Old English *fyxen (implied in adjective fyxan), fem. of fox (see fox (n.) and cognate with Middle High German vühsinne, German füchsin). Solitary English survival of the Germanic feminine suffix -en, -in (also in Old English gyden "goddess;" mynecen "nun," from munuc "monk;" wlyfen "she-wolf," etc.). The figurative sense "ill-tempered woman" is attested from 1570s. The spelling shift from -f- to -v- began late 1500s (see V).

improve (v.)

late 15c., "to use to one's profit, to increase (income)," from Anglo-French emprouwer "to turn to profit" (late 13c.), from Old French en-, a causative prefix or from em-, + prou "profit," from Latin prode "advantageous" (see proud (adj.)).

Spelling with -v- was rare before 17c.; it apparently arose from confusion of -v- and -u-. Spelling otherwise deformed by influence of words in -prove. Meaning "make better, raise to a better quality or condition" first recorded 1610s. Intransitive sense "get better" is from 1727. Phrase improve the occasion retains the etymological sense. Meaning "to turn land to profit" (by clearing it, erecting buildings, etc.) was in Anglo-French (13c.) and survived or was revived in the American colonies and Australia.
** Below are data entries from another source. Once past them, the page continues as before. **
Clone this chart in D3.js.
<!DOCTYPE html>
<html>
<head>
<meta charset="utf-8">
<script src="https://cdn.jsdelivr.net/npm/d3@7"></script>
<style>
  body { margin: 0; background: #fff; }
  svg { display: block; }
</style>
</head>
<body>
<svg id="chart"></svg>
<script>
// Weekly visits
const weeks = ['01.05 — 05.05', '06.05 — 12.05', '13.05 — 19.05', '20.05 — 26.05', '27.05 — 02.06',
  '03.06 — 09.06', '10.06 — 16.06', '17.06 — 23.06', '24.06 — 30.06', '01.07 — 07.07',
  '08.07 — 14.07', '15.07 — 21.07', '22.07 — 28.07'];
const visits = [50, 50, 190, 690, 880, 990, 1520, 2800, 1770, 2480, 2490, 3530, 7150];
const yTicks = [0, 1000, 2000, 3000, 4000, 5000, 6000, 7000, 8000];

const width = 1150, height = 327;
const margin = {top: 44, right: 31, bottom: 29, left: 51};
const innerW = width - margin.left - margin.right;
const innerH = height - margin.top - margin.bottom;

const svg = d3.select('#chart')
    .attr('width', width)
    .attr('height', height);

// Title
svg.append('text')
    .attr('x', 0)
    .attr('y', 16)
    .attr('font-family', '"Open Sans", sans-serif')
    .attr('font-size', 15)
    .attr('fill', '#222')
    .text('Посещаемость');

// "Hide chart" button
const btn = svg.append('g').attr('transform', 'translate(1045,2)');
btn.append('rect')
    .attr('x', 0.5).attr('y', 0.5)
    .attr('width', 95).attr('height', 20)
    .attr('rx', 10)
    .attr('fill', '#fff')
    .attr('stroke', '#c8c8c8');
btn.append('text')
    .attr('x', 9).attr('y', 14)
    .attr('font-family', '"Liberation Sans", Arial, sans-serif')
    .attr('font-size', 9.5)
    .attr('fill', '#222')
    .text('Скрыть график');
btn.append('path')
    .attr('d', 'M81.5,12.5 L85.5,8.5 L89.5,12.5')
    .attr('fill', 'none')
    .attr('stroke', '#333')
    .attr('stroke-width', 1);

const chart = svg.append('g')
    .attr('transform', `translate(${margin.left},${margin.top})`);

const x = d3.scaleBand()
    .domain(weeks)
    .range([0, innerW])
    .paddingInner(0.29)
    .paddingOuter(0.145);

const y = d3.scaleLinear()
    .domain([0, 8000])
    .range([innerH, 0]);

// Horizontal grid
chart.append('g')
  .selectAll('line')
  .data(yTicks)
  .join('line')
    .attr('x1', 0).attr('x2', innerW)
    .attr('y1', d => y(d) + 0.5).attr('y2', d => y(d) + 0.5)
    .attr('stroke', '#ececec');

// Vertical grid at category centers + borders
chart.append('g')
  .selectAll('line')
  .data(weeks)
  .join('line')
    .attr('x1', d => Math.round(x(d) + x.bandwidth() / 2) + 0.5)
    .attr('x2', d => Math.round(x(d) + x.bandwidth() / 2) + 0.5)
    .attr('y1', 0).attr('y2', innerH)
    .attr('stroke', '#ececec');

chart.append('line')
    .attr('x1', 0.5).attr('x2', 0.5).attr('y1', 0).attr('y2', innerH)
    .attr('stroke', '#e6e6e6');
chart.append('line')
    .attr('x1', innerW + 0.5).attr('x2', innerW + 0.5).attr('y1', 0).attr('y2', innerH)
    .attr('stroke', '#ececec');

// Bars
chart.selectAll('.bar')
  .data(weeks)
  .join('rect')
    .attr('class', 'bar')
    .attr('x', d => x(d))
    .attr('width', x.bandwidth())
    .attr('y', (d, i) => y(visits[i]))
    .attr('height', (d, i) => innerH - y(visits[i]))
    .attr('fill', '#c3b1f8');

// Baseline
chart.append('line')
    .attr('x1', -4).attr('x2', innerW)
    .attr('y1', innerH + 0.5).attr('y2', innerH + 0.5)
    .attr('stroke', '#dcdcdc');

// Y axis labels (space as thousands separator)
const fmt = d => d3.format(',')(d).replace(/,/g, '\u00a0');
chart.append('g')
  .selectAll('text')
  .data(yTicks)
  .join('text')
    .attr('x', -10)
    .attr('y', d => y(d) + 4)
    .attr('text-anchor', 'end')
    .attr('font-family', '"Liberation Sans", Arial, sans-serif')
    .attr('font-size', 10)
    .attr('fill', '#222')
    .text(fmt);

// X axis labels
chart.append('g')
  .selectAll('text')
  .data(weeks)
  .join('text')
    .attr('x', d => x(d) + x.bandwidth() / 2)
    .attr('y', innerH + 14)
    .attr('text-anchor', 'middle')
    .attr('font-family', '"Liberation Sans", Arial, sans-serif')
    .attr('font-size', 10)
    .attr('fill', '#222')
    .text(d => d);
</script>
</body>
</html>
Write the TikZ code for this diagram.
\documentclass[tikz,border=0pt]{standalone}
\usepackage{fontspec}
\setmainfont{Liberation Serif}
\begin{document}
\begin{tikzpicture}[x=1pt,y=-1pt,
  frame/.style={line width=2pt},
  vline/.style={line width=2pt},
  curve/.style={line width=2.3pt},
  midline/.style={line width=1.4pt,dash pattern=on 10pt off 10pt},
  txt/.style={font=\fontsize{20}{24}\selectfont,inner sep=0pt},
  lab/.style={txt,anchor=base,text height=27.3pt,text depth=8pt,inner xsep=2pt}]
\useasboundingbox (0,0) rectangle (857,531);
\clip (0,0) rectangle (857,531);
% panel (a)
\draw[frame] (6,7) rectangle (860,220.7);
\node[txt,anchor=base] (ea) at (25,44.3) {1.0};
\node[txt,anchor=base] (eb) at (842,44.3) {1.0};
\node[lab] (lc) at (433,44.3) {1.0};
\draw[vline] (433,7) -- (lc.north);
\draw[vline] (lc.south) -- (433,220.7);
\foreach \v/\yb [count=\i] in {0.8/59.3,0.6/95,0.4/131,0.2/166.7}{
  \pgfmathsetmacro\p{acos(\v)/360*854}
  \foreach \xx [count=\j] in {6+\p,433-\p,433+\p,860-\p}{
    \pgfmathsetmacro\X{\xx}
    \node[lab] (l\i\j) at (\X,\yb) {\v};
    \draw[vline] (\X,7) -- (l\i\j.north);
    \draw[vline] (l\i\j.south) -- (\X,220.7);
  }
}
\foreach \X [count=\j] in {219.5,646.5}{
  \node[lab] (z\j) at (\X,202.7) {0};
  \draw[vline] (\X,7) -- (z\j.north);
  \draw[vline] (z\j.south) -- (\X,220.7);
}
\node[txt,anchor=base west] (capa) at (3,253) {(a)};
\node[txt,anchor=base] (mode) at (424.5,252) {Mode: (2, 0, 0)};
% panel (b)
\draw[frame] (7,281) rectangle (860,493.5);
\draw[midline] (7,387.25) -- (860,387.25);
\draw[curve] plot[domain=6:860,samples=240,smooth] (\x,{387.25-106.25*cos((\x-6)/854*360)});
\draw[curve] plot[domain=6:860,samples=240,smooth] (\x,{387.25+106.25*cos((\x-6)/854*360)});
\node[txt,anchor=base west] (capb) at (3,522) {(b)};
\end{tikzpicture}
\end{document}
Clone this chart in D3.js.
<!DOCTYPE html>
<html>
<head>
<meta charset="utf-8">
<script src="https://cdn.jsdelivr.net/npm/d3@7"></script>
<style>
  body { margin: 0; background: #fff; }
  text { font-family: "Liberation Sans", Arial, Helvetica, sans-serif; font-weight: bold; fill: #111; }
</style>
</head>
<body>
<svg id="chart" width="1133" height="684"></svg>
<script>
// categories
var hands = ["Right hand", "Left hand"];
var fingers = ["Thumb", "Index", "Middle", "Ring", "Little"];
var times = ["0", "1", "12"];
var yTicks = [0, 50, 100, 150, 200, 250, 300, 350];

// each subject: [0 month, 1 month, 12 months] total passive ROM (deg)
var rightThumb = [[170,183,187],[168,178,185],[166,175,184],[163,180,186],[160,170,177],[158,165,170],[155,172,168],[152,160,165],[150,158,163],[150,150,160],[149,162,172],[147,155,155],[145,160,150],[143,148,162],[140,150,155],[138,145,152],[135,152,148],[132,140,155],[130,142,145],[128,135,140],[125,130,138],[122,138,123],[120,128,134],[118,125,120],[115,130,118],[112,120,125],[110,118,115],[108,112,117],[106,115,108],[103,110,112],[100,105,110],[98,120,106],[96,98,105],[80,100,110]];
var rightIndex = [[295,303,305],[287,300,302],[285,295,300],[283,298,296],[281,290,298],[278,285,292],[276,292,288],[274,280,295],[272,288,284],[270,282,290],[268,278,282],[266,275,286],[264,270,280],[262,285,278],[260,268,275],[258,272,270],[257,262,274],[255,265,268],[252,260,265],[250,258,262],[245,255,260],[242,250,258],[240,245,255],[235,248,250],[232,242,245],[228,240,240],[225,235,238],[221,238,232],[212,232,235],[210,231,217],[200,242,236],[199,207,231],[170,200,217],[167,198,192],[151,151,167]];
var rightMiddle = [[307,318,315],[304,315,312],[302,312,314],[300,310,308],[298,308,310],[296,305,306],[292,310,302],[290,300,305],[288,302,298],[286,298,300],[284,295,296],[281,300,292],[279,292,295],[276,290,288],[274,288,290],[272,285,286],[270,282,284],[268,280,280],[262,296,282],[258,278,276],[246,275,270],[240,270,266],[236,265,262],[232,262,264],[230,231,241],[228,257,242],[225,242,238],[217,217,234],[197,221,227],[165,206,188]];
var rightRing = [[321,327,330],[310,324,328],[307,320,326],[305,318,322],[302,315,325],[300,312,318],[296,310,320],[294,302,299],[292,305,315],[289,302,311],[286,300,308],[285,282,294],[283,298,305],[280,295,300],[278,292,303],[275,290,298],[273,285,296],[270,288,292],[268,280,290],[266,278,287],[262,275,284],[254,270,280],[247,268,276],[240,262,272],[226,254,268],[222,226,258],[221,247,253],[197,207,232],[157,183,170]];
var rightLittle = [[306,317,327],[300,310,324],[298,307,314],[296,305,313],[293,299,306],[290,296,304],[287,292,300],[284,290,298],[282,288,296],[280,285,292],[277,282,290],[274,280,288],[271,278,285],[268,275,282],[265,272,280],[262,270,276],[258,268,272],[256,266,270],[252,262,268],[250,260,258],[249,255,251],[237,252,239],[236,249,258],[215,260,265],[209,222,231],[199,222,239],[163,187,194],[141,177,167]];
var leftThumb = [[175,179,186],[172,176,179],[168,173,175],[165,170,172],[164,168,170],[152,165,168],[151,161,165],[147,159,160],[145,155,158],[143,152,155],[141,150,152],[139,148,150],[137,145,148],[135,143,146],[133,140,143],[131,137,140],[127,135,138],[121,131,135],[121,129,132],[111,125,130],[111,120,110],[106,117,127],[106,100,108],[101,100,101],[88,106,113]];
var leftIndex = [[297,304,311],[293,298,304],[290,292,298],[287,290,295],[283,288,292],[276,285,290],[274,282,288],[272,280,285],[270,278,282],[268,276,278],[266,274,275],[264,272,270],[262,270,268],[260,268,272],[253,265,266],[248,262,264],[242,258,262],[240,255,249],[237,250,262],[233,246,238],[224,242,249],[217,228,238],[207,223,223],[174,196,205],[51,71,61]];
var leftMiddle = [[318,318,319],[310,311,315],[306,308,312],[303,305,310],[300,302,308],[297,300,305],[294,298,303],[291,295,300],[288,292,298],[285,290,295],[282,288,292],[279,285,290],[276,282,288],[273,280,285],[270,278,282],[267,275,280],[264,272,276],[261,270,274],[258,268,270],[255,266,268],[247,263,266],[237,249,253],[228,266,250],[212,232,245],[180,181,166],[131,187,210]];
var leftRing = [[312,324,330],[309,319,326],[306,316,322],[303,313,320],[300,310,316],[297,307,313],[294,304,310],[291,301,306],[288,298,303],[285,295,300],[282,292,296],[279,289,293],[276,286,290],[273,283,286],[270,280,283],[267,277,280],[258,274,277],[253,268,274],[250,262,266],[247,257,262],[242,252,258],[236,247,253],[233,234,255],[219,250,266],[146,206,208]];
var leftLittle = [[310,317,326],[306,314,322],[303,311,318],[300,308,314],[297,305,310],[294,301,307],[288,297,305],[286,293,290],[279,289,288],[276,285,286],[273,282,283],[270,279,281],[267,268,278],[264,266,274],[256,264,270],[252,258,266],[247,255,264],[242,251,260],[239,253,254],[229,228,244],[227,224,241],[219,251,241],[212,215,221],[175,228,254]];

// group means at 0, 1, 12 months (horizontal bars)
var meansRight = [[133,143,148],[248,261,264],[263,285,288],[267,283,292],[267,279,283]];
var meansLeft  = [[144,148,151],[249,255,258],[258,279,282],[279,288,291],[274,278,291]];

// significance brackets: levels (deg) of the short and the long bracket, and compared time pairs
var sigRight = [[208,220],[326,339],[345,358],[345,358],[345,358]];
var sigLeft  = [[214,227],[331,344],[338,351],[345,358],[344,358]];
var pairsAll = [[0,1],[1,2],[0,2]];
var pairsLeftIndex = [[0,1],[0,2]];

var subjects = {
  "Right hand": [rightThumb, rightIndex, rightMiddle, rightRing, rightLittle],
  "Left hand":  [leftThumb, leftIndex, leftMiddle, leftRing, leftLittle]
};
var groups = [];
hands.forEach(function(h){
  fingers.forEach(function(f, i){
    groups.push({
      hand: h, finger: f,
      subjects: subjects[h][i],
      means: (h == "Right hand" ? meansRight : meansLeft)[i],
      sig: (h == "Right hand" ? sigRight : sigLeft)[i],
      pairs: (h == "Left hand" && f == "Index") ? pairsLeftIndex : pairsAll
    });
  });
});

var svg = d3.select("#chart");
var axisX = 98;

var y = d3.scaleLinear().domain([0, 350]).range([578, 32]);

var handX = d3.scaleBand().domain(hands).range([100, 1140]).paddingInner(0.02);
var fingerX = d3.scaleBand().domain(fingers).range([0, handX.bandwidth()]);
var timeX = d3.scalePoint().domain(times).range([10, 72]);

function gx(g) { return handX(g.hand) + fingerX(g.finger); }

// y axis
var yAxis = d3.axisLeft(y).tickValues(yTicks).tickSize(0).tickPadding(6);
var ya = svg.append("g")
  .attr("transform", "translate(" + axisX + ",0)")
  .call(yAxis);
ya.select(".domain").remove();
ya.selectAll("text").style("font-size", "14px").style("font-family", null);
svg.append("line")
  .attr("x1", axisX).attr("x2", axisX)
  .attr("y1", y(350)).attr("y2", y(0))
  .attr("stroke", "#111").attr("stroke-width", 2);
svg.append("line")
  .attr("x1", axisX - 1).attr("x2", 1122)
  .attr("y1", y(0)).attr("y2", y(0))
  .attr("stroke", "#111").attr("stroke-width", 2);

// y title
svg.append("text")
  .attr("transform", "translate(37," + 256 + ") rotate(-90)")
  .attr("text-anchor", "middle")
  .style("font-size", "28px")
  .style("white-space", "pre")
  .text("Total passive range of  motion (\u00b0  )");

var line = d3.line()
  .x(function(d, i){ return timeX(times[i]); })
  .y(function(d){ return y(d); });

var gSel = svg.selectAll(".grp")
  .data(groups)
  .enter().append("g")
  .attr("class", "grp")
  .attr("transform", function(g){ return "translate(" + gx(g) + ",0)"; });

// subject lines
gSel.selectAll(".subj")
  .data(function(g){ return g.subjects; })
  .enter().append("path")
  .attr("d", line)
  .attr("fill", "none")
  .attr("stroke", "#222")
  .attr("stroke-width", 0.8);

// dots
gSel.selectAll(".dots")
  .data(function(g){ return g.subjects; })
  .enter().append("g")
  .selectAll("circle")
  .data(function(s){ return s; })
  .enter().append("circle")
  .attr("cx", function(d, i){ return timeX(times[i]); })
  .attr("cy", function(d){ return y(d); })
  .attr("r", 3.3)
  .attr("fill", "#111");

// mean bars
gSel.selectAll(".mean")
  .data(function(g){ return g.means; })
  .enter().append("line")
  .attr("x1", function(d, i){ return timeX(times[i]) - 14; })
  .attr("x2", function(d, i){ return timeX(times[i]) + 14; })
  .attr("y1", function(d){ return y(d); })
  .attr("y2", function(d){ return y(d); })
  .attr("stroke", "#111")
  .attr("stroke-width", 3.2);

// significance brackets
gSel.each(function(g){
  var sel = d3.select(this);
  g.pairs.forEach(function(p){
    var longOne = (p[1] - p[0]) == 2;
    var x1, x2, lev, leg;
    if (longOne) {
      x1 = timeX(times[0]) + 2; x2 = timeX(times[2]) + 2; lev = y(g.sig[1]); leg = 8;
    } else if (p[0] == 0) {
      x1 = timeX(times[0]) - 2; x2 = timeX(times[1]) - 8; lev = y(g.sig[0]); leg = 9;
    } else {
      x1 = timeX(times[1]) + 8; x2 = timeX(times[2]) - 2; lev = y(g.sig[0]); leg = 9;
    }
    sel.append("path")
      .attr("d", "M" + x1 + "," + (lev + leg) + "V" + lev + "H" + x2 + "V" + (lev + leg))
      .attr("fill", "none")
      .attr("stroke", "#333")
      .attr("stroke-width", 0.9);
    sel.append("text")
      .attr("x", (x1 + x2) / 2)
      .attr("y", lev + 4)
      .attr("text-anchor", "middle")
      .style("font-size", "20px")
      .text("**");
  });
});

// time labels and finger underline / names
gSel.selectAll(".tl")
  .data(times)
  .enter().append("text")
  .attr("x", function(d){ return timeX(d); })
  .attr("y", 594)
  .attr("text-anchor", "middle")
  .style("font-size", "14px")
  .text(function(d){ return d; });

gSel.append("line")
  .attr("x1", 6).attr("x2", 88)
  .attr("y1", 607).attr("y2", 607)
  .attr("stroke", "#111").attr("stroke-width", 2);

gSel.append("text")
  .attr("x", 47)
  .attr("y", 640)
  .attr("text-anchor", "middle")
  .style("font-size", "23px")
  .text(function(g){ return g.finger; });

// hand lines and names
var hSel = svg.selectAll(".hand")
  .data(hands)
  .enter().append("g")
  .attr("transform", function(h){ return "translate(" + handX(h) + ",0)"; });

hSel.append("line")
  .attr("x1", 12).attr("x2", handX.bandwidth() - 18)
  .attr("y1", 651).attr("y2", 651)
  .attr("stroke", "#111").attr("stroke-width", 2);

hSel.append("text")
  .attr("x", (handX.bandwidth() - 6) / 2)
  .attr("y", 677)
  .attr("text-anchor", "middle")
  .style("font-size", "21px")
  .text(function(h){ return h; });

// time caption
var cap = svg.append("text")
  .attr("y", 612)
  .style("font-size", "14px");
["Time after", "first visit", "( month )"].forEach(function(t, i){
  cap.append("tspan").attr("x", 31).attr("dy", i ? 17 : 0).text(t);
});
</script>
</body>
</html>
Hence, "make good use of, occupy (a place) and convert to some purpose."

IOU 

also I.O.U., I O U, 1610s, originally written IOV (see V); a punning on "I Owe You." "A memorandum or acknowledgement of debt less formal than a promissory note, because no direct promise to pay is expressed." [Century Dictionary]

U 

for historical evolution, see V. Used punningly for you by 1588 ["Love's Labour's Lost," V.i.60], not long after the pronunciation shift that made the vowel a homonym of the pronoun. As a simple shorthand (without intentional word-play), it is recorded from 1862. Common in business abbreviations since 1923 (such as U-Haul, attested from 1951).

The substitution of Middle English -o- for Old English -u- before -m-, -n-, or -r- was a French scribal habit before minims to avoid misreading the letters in the old style handwriting, which jammed them together. The practice transformed some, come, monk, tongue, worm.